- Third baseman
- Born: September 13, 1969 (age 56) Birmingham, Alabama, U.S.
- Batted: RightThrew: Right

MLB debut
- July 6, 1994, for the New York Yankees

Last MLB appearance
- June 14, 2001, for the San Francisco Giants

MLB statistics
- Batting average: .257
- Home runs: 84
- Runs batted in: 276
- Stats at Baseball Reference

Teams
- New York Yankees (1994–1995); Seattle Mariners (1996–1999); San Francisco Giants (2000–2001);

= Russ Davis =

American baseball player (born 1969)

Russell Stuart Davis (born September 13, 1969) is an American former professional baseball third baseman who played in Major League Baseball for the New York Yankees, Seattle Mariners, and San Francisco Giants from 1994 to 2001.

==Career==
Davis attended Hueytown High School in Hueytown, Alabama, graduating in 1987. He played for the school's baseball team as a shortstop, but did not receive much interest from Major League Baseball (MLB) teams because he weighed 160 lbs. He enrolled at Shelton State Community College. Playing as a shortstop for Shelton State's college baseball team in 1988, Davis had a .347 batting average with 14 home runs and 46 runs batted in (RBIs). He also gained weight, reaching 195 lbs. The New York Yankees selected Davis in the 29th round of the 1988 MLB draft. He signed with the Yankees and reported to the Gulf Coast Yankees.

In Minor League Baseball, Davis became a third baseman. He batted .285 with 22 home runs and 71 RBIs for the Albany-Colonie Yankees of the Class AA Eastern League in the 1992 season, and was subsequently named the league's most valuable player. However, Davis was blocked at third base with the Yankees by Wade Boggs. He spent the 1993 season and most of the 1994 season with the Columbus Clippers of the Class AAA International League. He made his major league debut in July 1994, but spent one week with the Yankees before returning to Columbus. Davis began the 1995 season with Columbus, but played for the Yankees from May 6 to 27, and was called up again on June 12. He hit his first major league home run against David Wells on June 28, 1995. In December 1995, the Yankees traded Davis and Sterling Hitchcock to the Seattle Mariners for Tino Martinez, Jeff Nelson, and Jim Mecir. On June 7, 1996, Davis broke his leg, ending his season. In 1997, Davis batted .271 with 20 home runs and 63 RBIs in 119 total games. In 1998, Davis set a Mariners franchise record for errors committed. He led the American League with 34 errors. He also hit 20 home runs with 82 RBIs in 141 games. On July 17, 1999, Davis hit the first ever home run at Safeco Field. For the 1999 season, Davis batted .245 with 21 home runs and 59 RBIs in 124 games, while committing only 12 errors.

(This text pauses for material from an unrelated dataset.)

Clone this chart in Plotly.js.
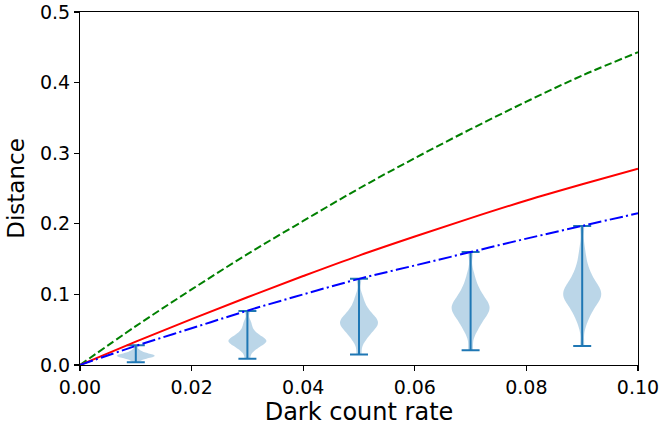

Davis became a free agent after the 1999 season, and the Mariners opted not to offer Davis a new contract. The San Francisco Giants signed Davis to a minor league contract in January 2000. Davis was a backup to third baseman Bill Mueller and first baseman J. T. Snow for the Giants during the 2000 season. The Giants traded Mueller to the Chicago Cubs after the 2000 season and re-signed Davis. He started the 2001 season as the Giants' starting third baseman, with Pedro Feliz backing him up. Davis struggled in 2001, and was designated for assignment in June.

==Personal life==
Davis met his wife, Adryne, while they attended high school. They married on December 30, 1993, and had three children. Adryne died in 2012 from leukemia. Davis' father played in Minor League Baseball for the Baltimore Orioles organization.